Designer brands are not always ethically superior to fast fashion, however. In the past few years, designer brands have really ramped up their production rates to almost the same as high street brands. Pressure to reduce costs and speed up production affects all levels of the supply chain, with staff working long working hours and for very low pay. A lot of even high-end clothing is produced in sweatshops in countries like Indonesia and Bangladesh where workers are paid poverty wages to mass produce clothing often in appalling conditions.
Sustainability in fashion doesn’t just end at slowing down production and committing to care about the environment: it also requires the industry to tackle the ethics of where these clothes are made and by whom. The recent trend of “dropshipping”, where retailers do not keep the stock themselves and instead send the order to wholesalers (often stocked by sweatshops) who then deliver to the customer. In these warehouses clothing is produced unsustainably and then flown from countries like China over to the UK and America in a constant cycle of supply and demand.
For models, editors and buyers, flying across the globe to fashion shows in Paris, London, Milan and New York (to name a few) quickly racks up air miles.
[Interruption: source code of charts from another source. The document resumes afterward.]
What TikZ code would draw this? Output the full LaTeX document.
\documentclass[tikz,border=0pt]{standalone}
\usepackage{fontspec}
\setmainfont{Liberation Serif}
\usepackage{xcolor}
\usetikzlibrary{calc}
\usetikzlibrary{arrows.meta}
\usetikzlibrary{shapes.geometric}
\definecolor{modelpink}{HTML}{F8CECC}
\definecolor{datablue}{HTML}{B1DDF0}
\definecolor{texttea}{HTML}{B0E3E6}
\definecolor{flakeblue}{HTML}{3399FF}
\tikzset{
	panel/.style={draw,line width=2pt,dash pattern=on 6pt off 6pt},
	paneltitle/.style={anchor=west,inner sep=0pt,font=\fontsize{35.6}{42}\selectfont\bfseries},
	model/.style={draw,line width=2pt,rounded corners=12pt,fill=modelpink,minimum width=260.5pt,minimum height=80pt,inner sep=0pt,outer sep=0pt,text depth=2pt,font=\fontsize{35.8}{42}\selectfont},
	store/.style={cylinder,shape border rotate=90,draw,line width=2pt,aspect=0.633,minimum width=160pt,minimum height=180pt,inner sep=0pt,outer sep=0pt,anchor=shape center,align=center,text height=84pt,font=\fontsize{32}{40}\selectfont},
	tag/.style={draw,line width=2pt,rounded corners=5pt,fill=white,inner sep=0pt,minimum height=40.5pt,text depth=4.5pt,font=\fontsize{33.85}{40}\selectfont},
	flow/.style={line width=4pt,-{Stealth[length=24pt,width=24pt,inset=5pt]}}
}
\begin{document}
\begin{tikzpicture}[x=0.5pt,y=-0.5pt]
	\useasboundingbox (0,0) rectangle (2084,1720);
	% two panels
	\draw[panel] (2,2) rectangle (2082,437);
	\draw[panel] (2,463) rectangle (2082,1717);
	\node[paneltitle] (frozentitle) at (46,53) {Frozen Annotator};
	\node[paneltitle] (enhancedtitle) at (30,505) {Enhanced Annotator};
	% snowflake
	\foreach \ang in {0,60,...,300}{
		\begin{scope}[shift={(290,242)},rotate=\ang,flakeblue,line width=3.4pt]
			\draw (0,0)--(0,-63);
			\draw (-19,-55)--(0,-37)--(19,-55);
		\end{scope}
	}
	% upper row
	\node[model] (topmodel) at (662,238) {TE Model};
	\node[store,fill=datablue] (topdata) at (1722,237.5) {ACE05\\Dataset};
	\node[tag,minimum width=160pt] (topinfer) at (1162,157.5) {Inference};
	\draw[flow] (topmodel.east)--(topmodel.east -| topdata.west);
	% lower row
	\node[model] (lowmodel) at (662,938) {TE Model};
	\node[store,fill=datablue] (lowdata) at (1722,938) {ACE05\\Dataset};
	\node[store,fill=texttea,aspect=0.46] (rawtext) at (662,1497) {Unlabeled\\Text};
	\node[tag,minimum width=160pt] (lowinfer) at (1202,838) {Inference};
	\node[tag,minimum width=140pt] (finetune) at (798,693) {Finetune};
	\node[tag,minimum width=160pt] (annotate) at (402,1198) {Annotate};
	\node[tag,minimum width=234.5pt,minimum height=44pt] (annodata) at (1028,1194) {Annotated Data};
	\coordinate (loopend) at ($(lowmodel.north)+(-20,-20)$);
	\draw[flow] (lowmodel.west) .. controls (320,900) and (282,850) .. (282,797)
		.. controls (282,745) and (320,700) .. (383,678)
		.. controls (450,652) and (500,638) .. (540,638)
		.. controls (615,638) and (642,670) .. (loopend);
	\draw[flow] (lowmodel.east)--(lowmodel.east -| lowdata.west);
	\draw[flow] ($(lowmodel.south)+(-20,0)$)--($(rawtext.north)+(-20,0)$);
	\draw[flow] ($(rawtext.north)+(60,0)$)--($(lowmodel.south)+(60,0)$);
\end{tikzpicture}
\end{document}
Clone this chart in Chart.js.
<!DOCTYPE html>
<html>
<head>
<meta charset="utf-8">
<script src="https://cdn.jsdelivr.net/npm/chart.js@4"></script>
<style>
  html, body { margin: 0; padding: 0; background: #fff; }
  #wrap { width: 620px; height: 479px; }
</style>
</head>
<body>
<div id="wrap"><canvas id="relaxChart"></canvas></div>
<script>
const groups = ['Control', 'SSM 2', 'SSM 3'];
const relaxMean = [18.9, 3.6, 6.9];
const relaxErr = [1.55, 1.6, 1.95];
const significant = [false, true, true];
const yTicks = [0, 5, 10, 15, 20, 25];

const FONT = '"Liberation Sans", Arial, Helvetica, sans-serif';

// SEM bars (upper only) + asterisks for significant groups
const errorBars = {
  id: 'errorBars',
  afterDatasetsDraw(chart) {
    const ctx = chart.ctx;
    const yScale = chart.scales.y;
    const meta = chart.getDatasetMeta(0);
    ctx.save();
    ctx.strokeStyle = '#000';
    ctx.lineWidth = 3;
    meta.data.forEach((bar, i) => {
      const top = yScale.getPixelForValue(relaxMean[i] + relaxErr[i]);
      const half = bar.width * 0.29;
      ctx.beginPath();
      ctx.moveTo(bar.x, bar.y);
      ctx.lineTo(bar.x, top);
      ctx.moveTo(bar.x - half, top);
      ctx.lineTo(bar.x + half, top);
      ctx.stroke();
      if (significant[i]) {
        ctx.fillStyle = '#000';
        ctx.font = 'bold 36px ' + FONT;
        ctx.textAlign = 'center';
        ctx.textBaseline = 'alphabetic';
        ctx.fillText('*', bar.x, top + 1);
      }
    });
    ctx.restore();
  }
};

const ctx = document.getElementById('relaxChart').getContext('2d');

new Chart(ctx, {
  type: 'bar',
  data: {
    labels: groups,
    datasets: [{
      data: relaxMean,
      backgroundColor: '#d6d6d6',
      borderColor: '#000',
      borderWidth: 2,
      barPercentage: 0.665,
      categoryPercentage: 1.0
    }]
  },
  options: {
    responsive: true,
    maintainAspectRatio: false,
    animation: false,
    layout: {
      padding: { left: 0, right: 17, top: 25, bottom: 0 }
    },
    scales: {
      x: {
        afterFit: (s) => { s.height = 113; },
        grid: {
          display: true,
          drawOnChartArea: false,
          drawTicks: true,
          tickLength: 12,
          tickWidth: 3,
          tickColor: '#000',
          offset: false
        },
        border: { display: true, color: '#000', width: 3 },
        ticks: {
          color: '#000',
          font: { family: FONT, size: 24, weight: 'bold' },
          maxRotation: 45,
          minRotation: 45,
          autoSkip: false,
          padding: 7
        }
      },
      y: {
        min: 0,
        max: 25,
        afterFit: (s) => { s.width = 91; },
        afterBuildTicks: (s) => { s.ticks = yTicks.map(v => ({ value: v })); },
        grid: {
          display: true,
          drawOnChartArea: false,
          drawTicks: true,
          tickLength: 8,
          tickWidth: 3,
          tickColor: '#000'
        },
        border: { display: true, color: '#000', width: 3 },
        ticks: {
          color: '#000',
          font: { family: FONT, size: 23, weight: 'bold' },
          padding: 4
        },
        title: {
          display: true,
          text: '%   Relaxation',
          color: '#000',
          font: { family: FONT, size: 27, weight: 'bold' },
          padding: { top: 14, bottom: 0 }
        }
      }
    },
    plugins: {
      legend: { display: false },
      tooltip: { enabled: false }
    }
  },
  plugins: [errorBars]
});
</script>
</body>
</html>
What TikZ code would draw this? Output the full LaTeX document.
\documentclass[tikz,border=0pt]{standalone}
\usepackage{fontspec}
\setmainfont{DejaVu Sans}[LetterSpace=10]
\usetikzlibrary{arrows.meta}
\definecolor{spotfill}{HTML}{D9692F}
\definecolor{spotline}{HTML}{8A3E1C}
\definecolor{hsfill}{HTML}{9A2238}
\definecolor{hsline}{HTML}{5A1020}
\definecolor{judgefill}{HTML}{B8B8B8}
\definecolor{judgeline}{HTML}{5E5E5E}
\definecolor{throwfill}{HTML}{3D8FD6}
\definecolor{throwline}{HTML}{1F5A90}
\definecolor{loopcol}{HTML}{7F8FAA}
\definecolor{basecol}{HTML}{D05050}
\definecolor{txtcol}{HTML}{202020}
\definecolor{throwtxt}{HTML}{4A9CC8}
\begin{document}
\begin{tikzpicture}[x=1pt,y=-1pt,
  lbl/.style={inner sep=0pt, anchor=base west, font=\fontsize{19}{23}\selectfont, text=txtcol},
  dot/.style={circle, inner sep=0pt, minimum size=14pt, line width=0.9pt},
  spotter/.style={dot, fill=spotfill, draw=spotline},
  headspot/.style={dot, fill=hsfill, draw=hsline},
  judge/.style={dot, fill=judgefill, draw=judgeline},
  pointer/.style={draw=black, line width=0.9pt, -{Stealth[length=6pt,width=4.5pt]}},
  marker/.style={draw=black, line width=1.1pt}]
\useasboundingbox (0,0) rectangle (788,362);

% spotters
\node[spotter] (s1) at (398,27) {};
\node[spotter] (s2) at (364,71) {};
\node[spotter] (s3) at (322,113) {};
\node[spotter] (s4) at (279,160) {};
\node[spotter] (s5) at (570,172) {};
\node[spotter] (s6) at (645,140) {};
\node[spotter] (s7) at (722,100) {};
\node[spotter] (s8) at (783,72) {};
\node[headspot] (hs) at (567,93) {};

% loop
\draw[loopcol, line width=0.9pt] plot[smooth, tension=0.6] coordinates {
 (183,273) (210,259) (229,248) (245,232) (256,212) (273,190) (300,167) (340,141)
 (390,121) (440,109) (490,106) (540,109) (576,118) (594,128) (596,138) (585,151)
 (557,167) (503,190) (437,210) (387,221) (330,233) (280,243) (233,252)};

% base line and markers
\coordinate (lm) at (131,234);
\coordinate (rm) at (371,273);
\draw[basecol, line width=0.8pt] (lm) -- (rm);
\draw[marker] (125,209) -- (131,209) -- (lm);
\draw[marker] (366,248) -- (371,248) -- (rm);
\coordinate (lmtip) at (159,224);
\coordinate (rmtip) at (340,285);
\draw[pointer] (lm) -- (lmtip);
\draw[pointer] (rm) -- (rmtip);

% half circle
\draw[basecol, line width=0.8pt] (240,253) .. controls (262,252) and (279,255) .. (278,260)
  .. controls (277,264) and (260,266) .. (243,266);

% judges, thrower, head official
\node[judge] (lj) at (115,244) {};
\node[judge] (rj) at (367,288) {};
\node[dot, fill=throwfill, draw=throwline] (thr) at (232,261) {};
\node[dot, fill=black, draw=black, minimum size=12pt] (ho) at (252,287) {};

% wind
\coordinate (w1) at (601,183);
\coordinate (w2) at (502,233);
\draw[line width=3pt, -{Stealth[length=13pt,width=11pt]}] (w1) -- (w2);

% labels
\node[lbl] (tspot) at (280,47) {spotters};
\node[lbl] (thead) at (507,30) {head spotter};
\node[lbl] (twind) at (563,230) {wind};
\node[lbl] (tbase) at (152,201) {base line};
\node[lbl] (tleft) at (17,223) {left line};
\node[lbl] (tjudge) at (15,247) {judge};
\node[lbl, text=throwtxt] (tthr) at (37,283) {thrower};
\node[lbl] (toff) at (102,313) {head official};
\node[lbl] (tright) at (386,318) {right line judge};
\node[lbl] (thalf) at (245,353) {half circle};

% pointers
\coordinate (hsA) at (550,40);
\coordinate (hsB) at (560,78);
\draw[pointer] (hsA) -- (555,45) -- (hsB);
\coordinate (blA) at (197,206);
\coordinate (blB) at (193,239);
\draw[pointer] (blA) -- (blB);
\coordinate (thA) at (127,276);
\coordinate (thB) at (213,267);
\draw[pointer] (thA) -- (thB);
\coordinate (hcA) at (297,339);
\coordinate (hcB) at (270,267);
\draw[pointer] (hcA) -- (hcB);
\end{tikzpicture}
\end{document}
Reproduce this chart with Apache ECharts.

Clothes must be flown in to shows for multiple collections a year, leading some brands to have an almost constant cycle of international flights to take their clothes (and people) across the world.
However, there have been some noticeable changes as brands and individuals commit to improving their working practices and personal contributions. Gucci recently announced that they would be cutting their collections down to two a year, slowing down their production and in turn, reducing their carbon footprint as a brand.
Supermodel Edie Campbell, who has spent the last year attempting to be as sustainable as she can whilst being one of the most booked models in the world, tells me that she has spent most of the last decade travelling between airports so she is aware of her own carbon footprint and history. She says the turning point for her was in 2018 when she read the IPCC report on climate change, and she committed to stop taking any air travel that could be done over land. She is now regularly spotted on trains across Europe en route to shows for brands like Chanel and Burberry. Campbell says: “I’m hawking out my face and body to brands so that they can sell more things to more people – I’m under no illusions that I’m part of the problem.”
Models like Campbell are influencers in the industry. By showing an alternative to fashion’s unforgiving pace, they are leading the way to a sustainable future.